(WHAT THIS TASK INVOLVES): Return, without pictures, the lines from the start of the data through the one that contains "import pandas as pd".

(DATA ENTRIES):

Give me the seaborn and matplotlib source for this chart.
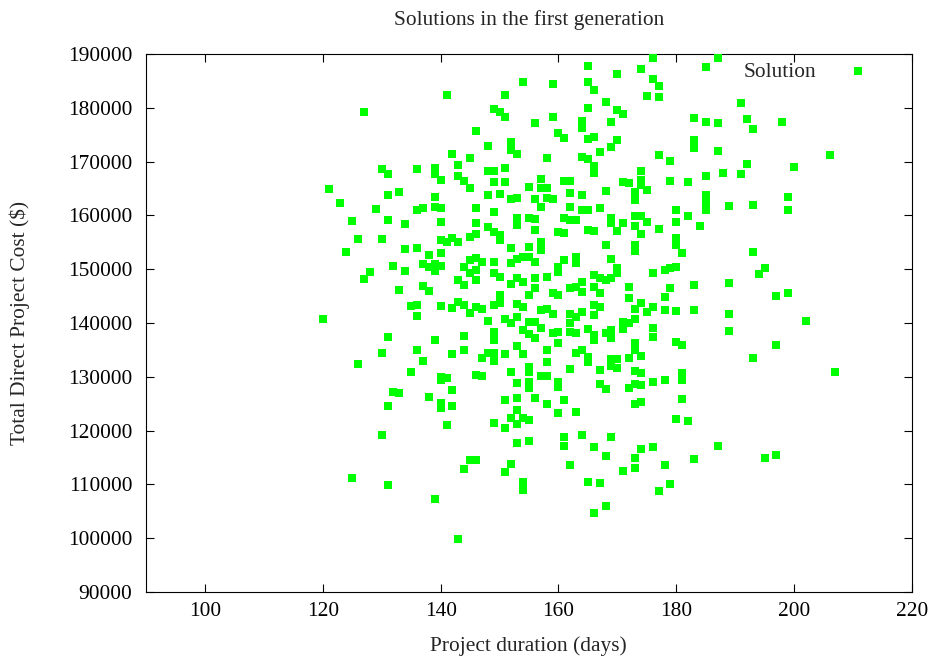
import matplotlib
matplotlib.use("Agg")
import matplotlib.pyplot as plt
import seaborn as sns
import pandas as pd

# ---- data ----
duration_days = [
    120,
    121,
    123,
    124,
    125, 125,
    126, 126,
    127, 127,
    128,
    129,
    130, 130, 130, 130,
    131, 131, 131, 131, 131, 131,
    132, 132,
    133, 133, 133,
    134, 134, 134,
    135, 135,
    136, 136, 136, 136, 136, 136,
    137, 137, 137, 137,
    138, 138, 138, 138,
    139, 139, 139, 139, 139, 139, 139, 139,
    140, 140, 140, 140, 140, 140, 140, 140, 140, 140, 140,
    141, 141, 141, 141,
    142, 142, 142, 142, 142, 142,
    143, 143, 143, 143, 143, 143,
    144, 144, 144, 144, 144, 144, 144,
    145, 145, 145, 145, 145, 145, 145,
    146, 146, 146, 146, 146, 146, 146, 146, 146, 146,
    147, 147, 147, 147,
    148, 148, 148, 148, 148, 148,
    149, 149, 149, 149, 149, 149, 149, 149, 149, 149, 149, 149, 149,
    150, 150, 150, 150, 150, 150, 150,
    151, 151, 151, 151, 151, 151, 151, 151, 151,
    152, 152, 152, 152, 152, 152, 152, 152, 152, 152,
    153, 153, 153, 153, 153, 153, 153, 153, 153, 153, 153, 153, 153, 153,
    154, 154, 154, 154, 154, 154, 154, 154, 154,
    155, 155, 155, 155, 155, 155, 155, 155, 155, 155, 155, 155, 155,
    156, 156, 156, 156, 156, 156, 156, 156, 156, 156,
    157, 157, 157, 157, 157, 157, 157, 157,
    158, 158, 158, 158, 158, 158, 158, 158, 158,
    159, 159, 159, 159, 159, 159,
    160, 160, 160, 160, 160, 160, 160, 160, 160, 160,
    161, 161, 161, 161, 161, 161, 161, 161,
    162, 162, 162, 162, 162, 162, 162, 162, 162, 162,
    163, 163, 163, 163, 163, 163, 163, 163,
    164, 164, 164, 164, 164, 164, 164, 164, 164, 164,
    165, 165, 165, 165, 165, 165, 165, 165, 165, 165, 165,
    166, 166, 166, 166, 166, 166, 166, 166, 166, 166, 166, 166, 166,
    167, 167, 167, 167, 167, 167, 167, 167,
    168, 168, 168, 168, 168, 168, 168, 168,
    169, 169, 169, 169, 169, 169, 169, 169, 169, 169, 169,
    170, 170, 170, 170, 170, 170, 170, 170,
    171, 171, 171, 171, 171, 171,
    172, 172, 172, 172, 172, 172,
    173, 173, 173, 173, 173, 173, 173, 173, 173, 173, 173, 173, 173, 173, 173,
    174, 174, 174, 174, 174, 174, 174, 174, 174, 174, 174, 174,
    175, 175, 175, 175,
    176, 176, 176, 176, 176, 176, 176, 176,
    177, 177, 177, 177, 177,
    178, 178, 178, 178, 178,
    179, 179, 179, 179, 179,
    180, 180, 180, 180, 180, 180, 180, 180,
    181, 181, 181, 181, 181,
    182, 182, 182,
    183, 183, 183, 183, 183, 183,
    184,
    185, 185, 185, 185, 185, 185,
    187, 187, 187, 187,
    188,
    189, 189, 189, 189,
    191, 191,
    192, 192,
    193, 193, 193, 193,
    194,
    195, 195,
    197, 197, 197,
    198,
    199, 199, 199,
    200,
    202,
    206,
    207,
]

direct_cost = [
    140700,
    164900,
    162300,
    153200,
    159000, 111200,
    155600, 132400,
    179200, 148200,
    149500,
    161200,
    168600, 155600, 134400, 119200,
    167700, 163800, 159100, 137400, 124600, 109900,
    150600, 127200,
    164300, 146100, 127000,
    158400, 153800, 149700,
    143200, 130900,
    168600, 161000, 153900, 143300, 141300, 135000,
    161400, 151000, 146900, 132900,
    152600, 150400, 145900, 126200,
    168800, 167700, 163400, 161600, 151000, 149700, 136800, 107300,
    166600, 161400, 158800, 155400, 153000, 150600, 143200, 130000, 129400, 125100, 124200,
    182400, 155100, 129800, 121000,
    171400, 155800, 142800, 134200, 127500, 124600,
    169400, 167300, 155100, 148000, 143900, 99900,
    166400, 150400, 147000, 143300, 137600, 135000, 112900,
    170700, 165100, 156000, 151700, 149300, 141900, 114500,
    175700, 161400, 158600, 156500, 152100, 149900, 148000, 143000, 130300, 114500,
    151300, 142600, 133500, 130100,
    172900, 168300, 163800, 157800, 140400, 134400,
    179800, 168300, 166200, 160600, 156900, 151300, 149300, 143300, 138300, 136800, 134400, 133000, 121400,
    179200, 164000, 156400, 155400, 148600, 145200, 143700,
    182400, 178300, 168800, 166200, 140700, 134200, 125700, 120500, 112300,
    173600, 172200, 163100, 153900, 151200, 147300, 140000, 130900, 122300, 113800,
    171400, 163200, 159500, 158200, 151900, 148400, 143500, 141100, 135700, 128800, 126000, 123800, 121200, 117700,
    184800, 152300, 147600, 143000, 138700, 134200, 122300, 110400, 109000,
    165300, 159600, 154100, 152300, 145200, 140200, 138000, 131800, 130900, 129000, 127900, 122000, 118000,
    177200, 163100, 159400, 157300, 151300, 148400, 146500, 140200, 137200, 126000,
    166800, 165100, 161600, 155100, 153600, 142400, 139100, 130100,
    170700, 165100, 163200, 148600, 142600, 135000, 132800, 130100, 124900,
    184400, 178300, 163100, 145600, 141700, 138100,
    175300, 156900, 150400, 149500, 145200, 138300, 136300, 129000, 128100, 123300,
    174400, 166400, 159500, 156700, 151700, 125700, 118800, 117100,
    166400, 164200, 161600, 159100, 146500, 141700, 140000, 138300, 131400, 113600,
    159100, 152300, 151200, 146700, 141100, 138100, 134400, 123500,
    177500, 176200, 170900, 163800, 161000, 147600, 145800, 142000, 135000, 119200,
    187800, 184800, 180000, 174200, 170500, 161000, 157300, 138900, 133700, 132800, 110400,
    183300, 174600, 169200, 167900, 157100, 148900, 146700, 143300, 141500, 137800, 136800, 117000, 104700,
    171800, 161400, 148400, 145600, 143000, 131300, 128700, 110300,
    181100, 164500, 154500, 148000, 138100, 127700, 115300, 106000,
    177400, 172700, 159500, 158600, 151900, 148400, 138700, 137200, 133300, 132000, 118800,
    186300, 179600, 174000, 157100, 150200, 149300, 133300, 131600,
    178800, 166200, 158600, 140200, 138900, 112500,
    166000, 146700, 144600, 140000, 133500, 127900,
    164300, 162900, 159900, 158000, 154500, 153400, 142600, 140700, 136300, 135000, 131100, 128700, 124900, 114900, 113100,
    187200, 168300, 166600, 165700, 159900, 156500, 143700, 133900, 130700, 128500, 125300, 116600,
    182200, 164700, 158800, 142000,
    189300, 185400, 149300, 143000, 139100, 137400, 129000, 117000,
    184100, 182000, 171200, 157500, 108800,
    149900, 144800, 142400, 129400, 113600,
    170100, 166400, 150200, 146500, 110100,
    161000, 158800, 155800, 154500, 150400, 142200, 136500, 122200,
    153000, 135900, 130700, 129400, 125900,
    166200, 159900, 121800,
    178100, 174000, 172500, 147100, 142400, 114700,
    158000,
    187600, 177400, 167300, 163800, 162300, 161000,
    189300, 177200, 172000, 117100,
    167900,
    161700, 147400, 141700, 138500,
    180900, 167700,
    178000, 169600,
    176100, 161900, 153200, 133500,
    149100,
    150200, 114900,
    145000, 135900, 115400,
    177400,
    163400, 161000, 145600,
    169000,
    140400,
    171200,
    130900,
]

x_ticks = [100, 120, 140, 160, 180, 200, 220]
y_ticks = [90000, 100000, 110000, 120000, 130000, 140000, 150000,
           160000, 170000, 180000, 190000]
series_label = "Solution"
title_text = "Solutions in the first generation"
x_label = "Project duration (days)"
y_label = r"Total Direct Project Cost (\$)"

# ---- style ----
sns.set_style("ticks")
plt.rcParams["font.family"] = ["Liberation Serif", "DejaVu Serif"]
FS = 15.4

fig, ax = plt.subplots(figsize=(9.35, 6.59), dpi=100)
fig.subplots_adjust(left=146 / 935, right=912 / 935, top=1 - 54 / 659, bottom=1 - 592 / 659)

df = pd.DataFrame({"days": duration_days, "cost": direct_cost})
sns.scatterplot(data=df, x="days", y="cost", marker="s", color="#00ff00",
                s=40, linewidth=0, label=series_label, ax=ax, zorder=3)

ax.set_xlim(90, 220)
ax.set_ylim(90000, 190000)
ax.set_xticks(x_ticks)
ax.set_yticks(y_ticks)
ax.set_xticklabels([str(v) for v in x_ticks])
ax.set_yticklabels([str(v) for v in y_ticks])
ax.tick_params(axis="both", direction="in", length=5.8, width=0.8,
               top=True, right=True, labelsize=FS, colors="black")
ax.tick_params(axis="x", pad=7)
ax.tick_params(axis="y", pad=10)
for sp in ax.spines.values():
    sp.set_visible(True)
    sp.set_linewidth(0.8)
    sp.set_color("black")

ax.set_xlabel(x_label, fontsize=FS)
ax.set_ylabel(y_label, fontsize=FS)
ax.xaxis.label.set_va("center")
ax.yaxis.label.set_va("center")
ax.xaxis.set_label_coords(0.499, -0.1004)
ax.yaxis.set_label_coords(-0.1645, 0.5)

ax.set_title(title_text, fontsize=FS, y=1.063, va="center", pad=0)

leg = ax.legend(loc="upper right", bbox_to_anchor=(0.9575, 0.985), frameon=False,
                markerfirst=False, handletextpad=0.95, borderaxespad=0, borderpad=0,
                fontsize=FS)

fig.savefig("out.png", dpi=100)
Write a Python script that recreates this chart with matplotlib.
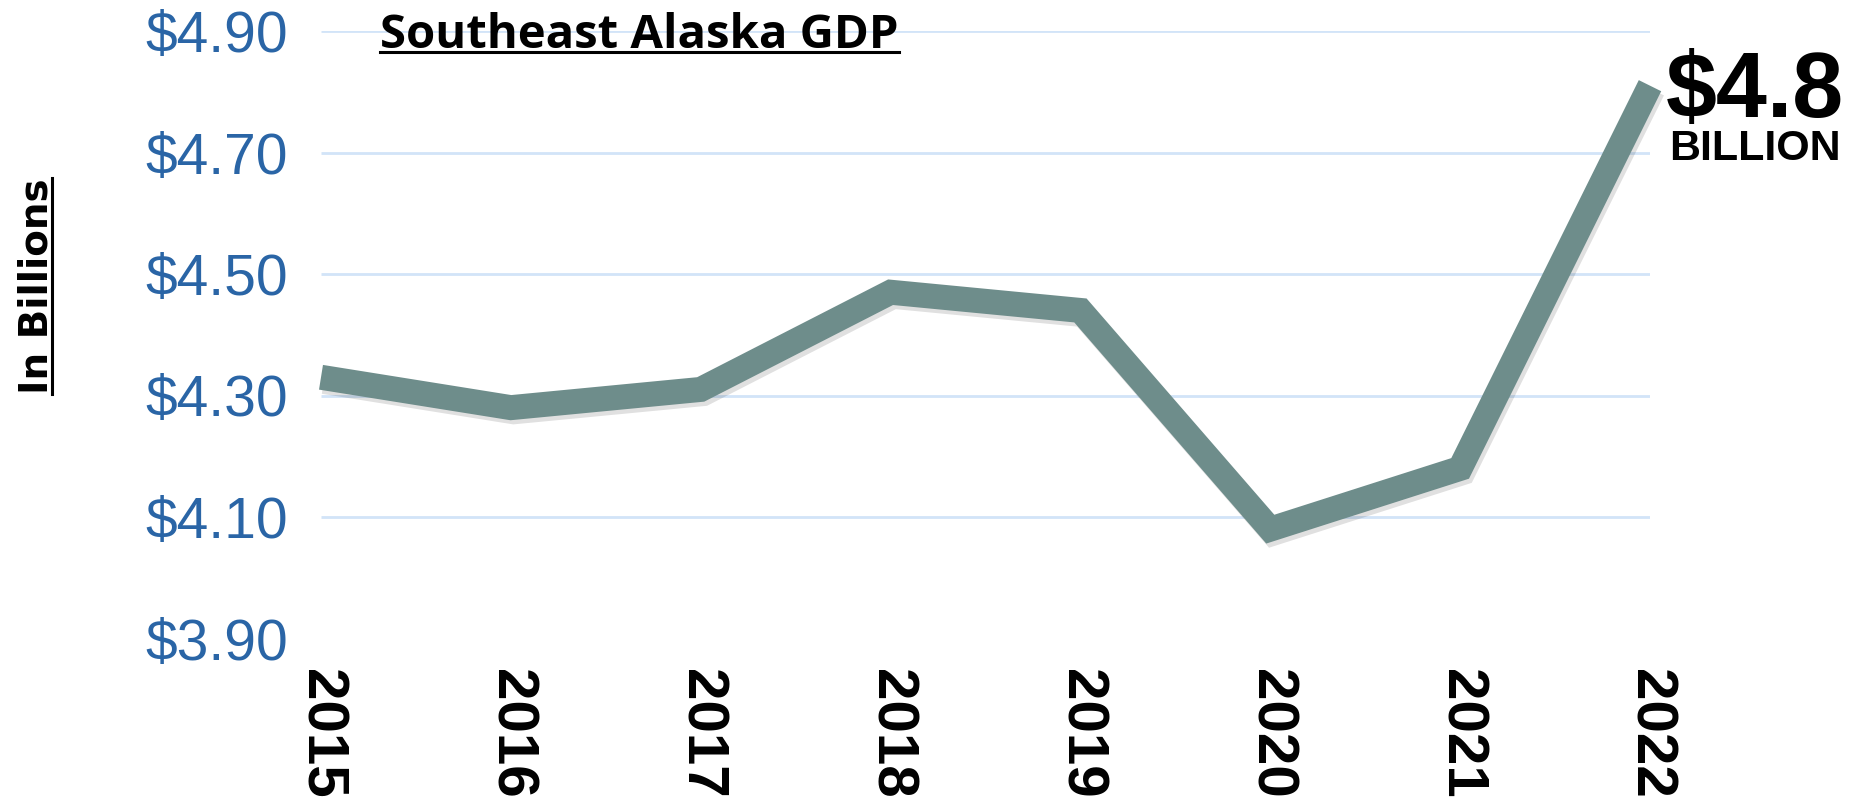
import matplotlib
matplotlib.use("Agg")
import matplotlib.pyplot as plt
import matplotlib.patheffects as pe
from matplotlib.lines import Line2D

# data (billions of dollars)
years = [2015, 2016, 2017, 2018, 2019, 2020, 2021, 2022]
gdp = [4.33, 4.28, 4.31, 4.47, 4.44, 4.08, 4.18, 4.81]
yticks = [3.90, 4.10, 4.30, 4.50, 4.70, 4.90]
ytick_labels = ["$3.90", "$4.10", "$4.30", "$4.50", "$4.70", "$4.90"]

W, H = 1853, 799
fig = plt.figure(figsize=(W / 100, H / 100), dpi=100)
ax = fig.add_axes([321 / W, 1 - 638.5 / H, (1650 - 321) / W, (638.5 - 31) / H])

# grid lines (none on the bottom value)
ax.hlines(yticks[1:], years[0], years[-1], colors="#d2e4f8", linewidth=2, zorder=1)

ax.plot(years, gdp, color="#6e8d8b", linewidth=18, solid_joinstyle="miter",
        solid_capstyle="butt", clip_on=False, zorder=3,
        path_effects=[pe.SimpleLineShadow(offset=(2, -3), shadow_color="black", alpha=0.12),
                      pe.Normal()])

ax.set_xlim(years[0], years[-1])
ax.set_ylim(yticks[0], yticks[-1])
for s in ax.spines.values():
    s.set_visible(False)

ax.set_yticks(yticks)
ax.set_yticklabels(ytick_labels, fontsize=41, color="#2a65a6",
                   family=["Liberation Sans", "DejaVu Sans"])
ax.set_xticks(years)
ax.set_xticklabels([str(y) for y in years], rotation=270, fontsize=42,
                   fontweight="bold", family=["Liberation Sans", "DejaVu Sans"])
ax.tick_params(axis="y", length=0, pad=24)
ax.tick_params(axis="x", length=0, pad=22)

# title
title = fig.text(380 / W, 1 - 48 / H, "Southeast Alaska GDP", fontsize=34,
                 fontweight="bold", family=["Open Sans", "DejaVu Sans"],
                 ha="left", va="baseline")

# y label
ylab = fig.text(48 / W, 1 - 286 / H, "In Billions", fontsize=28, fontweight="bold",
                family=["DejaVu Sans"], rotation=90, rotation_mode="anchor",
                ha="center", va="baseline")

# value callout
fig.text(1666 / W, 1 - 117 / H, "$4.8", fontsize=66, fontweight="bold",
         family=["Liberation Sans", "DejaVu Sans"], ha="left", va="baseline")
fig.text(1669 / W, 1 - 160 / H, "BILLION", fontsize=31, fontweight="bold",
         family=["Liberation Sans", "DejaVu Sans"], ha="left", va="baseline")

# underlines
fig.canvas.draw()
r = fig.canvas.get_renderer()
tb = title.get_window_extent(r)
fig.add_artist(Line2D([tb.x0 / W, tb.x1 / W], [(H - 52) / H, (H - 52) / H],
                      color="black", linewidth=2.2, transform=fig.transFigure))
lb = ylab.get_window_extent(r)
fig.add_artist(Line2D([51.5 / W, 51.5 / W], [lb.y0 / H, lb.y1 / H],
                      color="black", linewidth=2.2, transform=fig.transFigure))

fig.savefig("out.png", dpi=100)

(RESULT OF THIS EXERCISE):
Give me the seaborn and matplotlib source for this chart.
import matplotlib
matplotlib.use("Agg")
import matplotlib.pyplot as plt
import seaborn as sns
import pandas as pd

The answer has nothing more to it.